Who am I? Have you ever asked yourself this question?
When I talk to college students or chat with friends, the “who am I” question is one of the most common themes weaved throughout ongoing conversations. In a stage of life where people are trying to figure out “what should I do,” “what should I study,” “what am I good at,” it all points to the question identity. Who am I?
Can you relate? Fill in your own details, but the story is common. You show up to college as Jane Brown of Small Town, USA, where everyone in the county knows your name and what you’re about. While you were the best of the best at home, college is filled with many who are just as good or better. The classes you couldn’t wait to take are much harder than expected and you’re not sure you even like them. Nothing is what you thought it would be. You aren’t who you thought you’d be. And that’s when the big question surfaces…”who am I?”
If this is you, let me just start by saying “Congratulations—you’ve arrived!” I know it sounds scary, but let me welcome you to world of opportunities and options, questions and discovery, experience and growth. It is exciting! Asking the question, “who am I,” means you’re seeking to find the answer and that is a great place to be. You are not lost. Here are some pointers of where to begin.
1. 1. Start with what is true. Let me encourage you with a little help from CSP’s theme of the year. We are God’s People. You are God’s creation and He calls you His child. When you are uncertain of who you are, start there. You are loved by God in Christ and that won’t change.
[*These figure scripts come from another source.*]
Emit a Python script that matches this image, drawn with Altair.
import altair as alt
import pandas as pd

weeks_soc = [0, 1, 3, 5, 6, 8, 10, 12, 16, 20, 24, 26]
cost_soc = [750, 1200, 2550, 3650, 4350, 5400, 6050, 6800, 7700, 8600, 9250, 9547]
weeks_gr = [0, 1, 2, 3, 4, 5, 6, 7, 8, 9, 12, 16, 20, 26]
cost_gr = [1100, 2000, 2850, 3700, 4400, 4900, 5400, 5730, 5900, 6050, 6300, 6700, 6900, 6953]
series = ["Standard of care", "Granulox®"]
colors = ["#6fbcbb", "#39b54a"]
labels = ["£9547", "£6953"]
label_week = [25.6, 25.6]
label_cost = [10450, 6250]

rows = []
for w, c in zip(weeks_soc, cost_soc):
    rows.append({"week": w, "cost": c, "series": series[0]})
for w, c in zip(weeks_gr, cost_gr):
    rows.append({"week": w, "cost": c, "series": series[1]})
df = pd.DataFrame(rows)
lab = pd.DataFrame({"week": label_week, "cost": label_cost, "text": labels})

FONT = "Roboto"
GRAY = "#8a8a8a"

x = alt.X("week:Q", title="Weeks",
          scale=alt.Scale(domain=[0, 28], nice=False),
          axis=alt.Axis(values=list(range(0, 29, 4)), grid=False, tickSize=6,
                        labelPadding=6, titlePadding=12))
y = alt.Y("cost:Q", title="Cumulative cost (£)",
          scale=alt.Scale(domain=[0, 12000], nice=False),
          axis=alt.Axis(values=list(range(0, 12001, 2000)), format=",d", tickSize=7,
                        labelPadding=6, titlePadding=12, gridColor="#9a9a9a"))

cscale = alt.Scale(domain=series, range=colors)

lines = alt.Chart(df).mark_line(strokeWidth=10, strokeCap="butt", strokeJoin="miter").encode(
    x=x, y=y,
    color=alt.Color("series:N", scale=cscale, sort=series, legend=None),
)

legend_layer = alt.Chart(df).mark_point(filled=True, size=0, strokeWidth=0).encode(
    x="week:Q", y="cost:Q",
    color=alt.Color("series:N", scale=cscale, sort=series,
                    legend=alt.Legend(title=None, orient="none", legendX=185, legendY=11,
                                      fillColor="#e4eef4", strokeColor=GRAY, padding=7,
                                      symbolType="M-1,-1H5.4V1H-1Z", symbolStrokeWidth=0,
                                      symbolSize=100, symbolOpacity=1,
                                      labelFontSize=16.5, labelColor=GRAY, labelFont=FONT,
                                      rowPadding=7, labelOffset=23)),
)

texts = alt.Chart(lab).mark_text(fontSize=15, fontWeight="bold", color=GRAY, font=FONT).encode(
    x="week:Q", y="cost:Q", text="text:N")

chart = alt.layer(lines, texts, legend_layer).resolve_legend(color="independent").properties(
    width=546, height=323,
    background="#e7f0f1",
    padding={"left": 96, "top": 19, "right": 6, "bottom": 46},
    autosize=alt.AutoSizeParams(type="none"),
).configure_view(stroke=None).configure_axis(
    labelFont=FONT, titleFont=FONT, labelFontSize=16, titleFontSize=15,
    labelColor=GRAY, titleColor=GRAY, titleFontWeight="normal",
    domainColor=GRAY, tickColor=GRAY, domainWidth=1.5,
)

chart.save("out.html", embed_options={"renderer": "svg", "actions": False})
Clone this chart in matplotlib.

2. 2. Learn about you. Take some time to get to know yourself. What do you enjoy doing? What brings you joy? What are the activities or who are the people who bring you to life or refresh you? What are the things or who are the people who drain you? How much sleep do you need? How many commitments can you handle? How do you know when you’re stressed and how do you cope? What are you tendencies in communicating or in relationships? How do you react to certain people or situations? It’s good to be self-aware and difficult to grow or improve without knowing where you are.
3. 3. Try new things! Young adulthood is filled with tons of opportunities to take a leap outside of your comfort zone and explore something new! Take an elective that you’ve been curious about. Go on a service trip. Try a new ethnic restaurant. Go to a campus event by yourself with the intention of meeting new people. Sit at a different dining hall table than normal. Pick up a random hobby like harmonica or geocaching. Find a place to volunteer in the Cities. Who knows what you might have a knack for or take an interest in? Who knows what sort of adventure you may have, who you may meet, or what you might learn about yourself along the way?
4. 4. Be in relationship. That’s pretty self-explanatory. Dating or otherwise, this is a huge part of life learning. Don’t go through life alone—you weren’t made that way.
5. 5. Do some reflecting. You are in a time of significant learning about the world, others, and yourself. There are a lot of valuable lessons going by! Make time to do some reflecting. Reflect on who you’ve been and where you’ve come from. It’s in reflecting that we are able to learn and make use of our experiences. When we reflect, our experiences become our teachers and we are changed.
6. 6. Get some help. As you go through this time of self-discovery and world discovery, you may run into some road blocks. Past wounds or issues may surface. You may not know what to do with what you’ve learned or you’ve learned something about yourself that you don’t like and can’t change. Counseling is never a bad idea and it’s free for college students. Use it! Seek out a mentor—someone who can walk alongside you and encourage you as you grow. When figuring out more about yourself, it’s good to have guidance and grounding from others.
7. 7. Relax. You don’t have to figure out everything about you and you won’t. You won’t have your whole future planned or know every step of your life. The more I’ve engaged in some of these six things above, the more I’ve realized something. Just as much as I am Shelly, I am becoming Shelly. Life is a process and process is beautiful. It is growth. Paul said himself, that he hadn’t achieved the goal, but presses on toward it. Romans 12 urges us to “be transformed by the renewing of [our minds].” We are free in Christ as God’s children right now and we continue to be more free in who we are all of the time. This is an amazing time of developing yourself both inside the classroom and out. Don’t miss out!
I hope that throughout your life, you keep asking “who am I,” digging into what your career should be, or what gives you have. In addition to finding your identity in Christ, I challenge you to keep asking yourself, “who am I becoming?” Ask God for help and guidance. What past steps you can celebrate and what are the things you can continue to work at? Challenge yourself. Expect to grow. Make plans to be different. Who are you becoming?